China Leads the World in Ecommerce – China’s Ecommerce Imports to SA
According to GlobalData’s Ecommerce Analytics, China is set to achieve a 9.9% growth and retain its dominant position in the global ecommerce landscape in the current year. This would mean that the Chinese ecommerce market will reach CNY 15.2 tn ($2.2 tn) in 2023, driven by the ongoing shift of consumer preferences from offline to online shopping. The study found that ecommerce sales in China grew at a CAGR of 11.2% between 2018 and 2022 to reach a value of CNY13.8 tn ($2.0 tn) in 2022. China accounted for 33.9% share in the global ecommerce market in terms of payments value in 2022. It was followed by the US with $1.8 tn, while the UK stood at a distant third with $ 287.4 bn. The report believes that the global ecommerce landscape is unlikely to change in 2023 with China expected to retain its position at the top. The growth in the ecommerce market is also supported by increased activity in rural areas. According to the China’s Ministry of Commerce, online retail sales in rural areas rose by 12.5% during the first half 2023 compared to the same period in 2022.
The report also highlights livestream shopping as a growing trend in the China.

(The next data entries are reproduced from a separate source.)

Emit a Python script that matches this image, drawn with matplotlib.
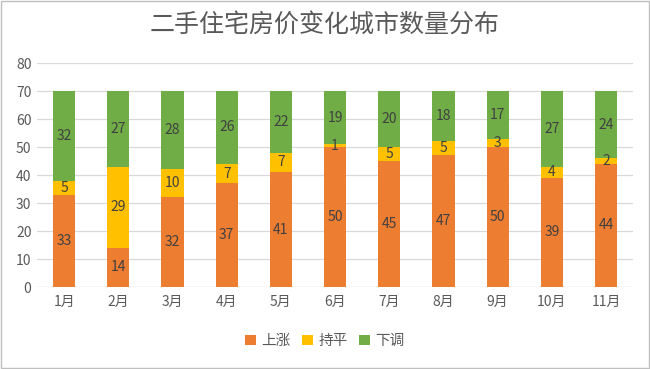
import numpy as np
import matplotlib; matplotlib.use('Agg')
import matplotlib.pyplot as plt
from matplotlib.patches import Rectangle

plt.rcParams['font.family'] = ['Noto Sans CJK SC', 'DejaVu Sans']

months = ['1月', '2月', '3月', '4月', '5月', '6月', '7月', '8月', '9月', '10月', '11月']
up = [33, 14, 32, 37, 41, 50, 45, 47, 50, 39, 44]
flat = [5, 29, 10, 7, 7, 1, 5, 5, 3, 4, 2]
down = [32, 27, 28, 26, 22, 19, 20, 18, 17, 27, 24]
series = [('上涨', up, '#ED7D31'), ('持平', flat, '#FFC000'), ('下调', down, '#70AD47')]

fig = plt.figure(figsize=(6.5, 3.69), dpi=100)
ax = fig.add_axes([0.057, 0.222, 0.917, 0.607])
x = np.arange(len(months))
bottom = np.zeros(len(months))
for name, vals, col in series:
    vals = np.array(vals)
    ax.bar(x, vals, 0.41, bottom=bottom, color=col, label=name, zorder=3)
    for xi, b, v in zip(x, bottom, vals):
        ax.text(xi, b + v / 2, str(v), ha='center', va='center', fontsize=10, color='#404040', zorder=4)
    bottom += vals

ax.set_xlim(-0.5, len(months) - 0.5)
ax.set_ylim(0, 80)
ax.set_yticks(range(0, 81, 10))
ax.set_xticks(x)
ax.set_xticklabels(months)
ax.tick_params(length=0, labelsize=10, colors='#595959')
ax.tick_params(axis='y', pad=4)
ax.tick_params(axis='x', pad=6)
ax.grid(axis='y', color='#D9D9D9', lw=0.9, zorder=0)
for s in ax.spines.values():
    s.set_visible(False)
ax.axhline(0, color='#D9D9D9', lw=0.9, zorder=1)

fig.text(0.5, 0.93, '二手住宅房价变化城市数量分布', ha='center', va='center', fontsize=18, color='#595959')
fig.legend(loc='center', bbox_to_anchor=(0.5, 0.075), ncol=3, frameon=False, fontsize=10.5,
           handlelength=0.7, handleheight=0.7, handletextpad=0.4, columnspacing=0.8,
           labelcolor='#595959')
fig.patches.append(Rectangle((0.001, 0.002), 0.997, 0.995, transform=fig.transFigure,
                             fill=False, edgecolor='#BFBFBF', lw=1))
fig.savefig('out.png', dpi=100)
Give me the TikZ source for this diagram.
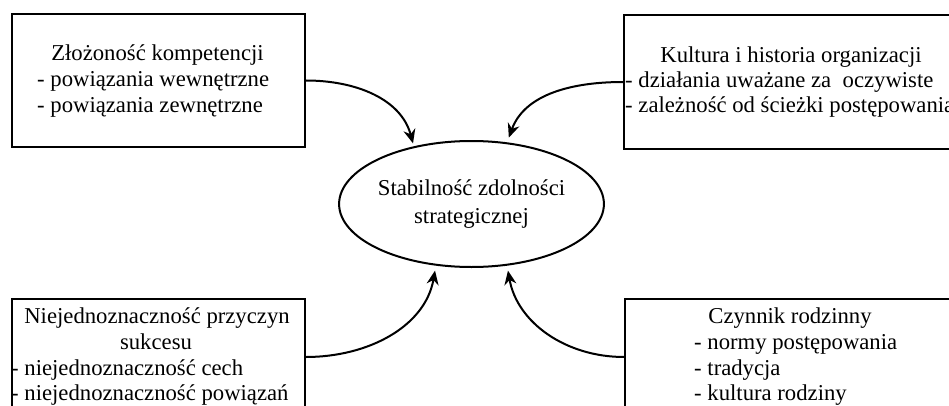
\documentclass[tikz,border=0pt]{standalone}
\usepackage{fontspec}
\setmainfont{Liberation Serif}
\usetikzlibrary{shapes.geometric,arrows.meta}

\begin{document}
\begin{tikzpicture}[x=1pt,y=1pt,
  frame/.style={draw, line width=2pt, inner sep=0pt},
  txt/.style={font=\fontsize{22.7}{26}\selectfont, inner sep=0pt},
  link/.style={line width=2pt, -{Stealth[length=14pt,width=12pt]}}]
\useasboundingbox (0,0) rectangle (949,405);
\clip (0,0) rectangle (949,405);

% ramki
\node[frame, minimum width=293pt, minimum height=133pt] (kompet) at (158.5,324.5) {};
\node[frame, minimum width=336pt, minimum height=134pt] (kultura) at (792,323) {};
\node[frame, minimum width=293pt, minimum height=116pt] (przycz) at (158.5,48) {};
\node[frame, minimum width=335pt, minimum height=116pt] (rodzina) at (792.5,48) {};

% elipsa
\node[frame, txt, ellipse, minimum width=245pt, minimum height=126pt, align=center] (stab) at (471.5,201) {Stabilność zdolności\\[2pt] strategicznej};

% teksty
\node[txt, anchor=base] (kompet0) at (157.5,344) {Złożoność kompetencji};
\node[txt, anchor=base west] (kompet1) at (37,318) {- powiązania wewnętrzne};
\node[txt, anchor=base west] (kompet2) at (37,292) {- powiązania zewnętrzne};

\node[txt, anchor=base] (kult0) at (791,342) {Kultura i historia organizacji};
\node[txt, anchor=base west] (kult1) at (625,317) {- działania uważane za\ \ oczywiste};
\node[txt, anchor=base west] (kult2) at (625,292) {- zależność od ścieżki postępowania};

\node[txt, anchor=base] (przycz0) at (157,82) {Niejednoznaczność przyczyn};
\node[txt, anchor=base] (przycz1) at (156,56) {sukcesu};
\node[txt, anchor=base west] (przycz2) at (11,30) {- niejednoznaczność cech};
\node[txt, anchor=base west] (przycz3) at (11,5) {- niejednoznaczność powiązań};

\node[txt, anchor=base] (rodz0) at (790,82) {Czynnik rodzinny};
\node[txt, anchor=base west] (rodz1) at (694,56) {- normy postępowania};
\node[txt, anchor=base west] (rodz2) at (694,30) {- tradycja};
\node[txt, anchor=base west] (rodz3) at (694,5) {- kultura rodziny};

% strzalki
\draw[link, shorten >=3pt] (kompet.east) to[out=0,in=105] (stab.135);
\draw[link, shorten >=5pt] (kultura.west) to[out=180,in=70] (stab.60);
\draw[link, shorten >=5pt] (przycz.east) to[out=0,in=260] (stab.240);
\draw[link, shorten >=5pt] (rodzina.west) to[out=180,in=280] (stab.300);
\end{tikzpicture}
\end{document}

Livestream shopping allows customers to view and buy products via online video streams hosted on ecommerce platforms. In addition, it notes the increase in popularity of social commerce due to the popularity of messaging platforms such as WeChat.
Meanwhile, that SA’s DTIC signed a MoU with China: ”Strengthening Investment Cooperation in Digital Industrialisation” during the recent BRICS Summit.(Can someone please define “digital industrialisation”?). The MoU does not dwell on ecommerce (except to say that competition policy should be used in the regulation of digital markets, and that the 2 countries should “carry out exchanges on their … regulations, rules and standards”). This comes at a time when, as reported in our previous Newsletter, the textile workers union with the textile manufacturers association launched a complaint at the DTIC against Shien and some other Chinese ecommerce companies for failing to pay the correct customs duties when importing fashion garments into SA. The Minister has told the press that an investigation has taken place, but at the time of writing the results have not been published, however, without warning SARS has started to slap heavy customs duties on Shien imports, which has annoyed consumers considerably. Unfortunately, this got heavy social media coverage for the wrong reason and has undermined consumers’ trust in ecommerce.
Meanwhile, a combined raid by SARS, the DTIC, the CCSA and other government agencies uncovered almost R20m in illegally imported Chinese textiles this month stored in one warehouse. EFSA is reliably informed that this is the tip of the iceberg, but that government is reluctant to repeat the raid, arguing that bringing multiple agencies together is a costly procedure. There is no direct evidence to link these textiles with any ecommerce company, however, it does reinforce the argument that Chinese textiles have been undermining the recovery of SA’s textile industry. EFA wonders if this pattern of illegal importation of textiles from China is to be found elsewhere in Africa?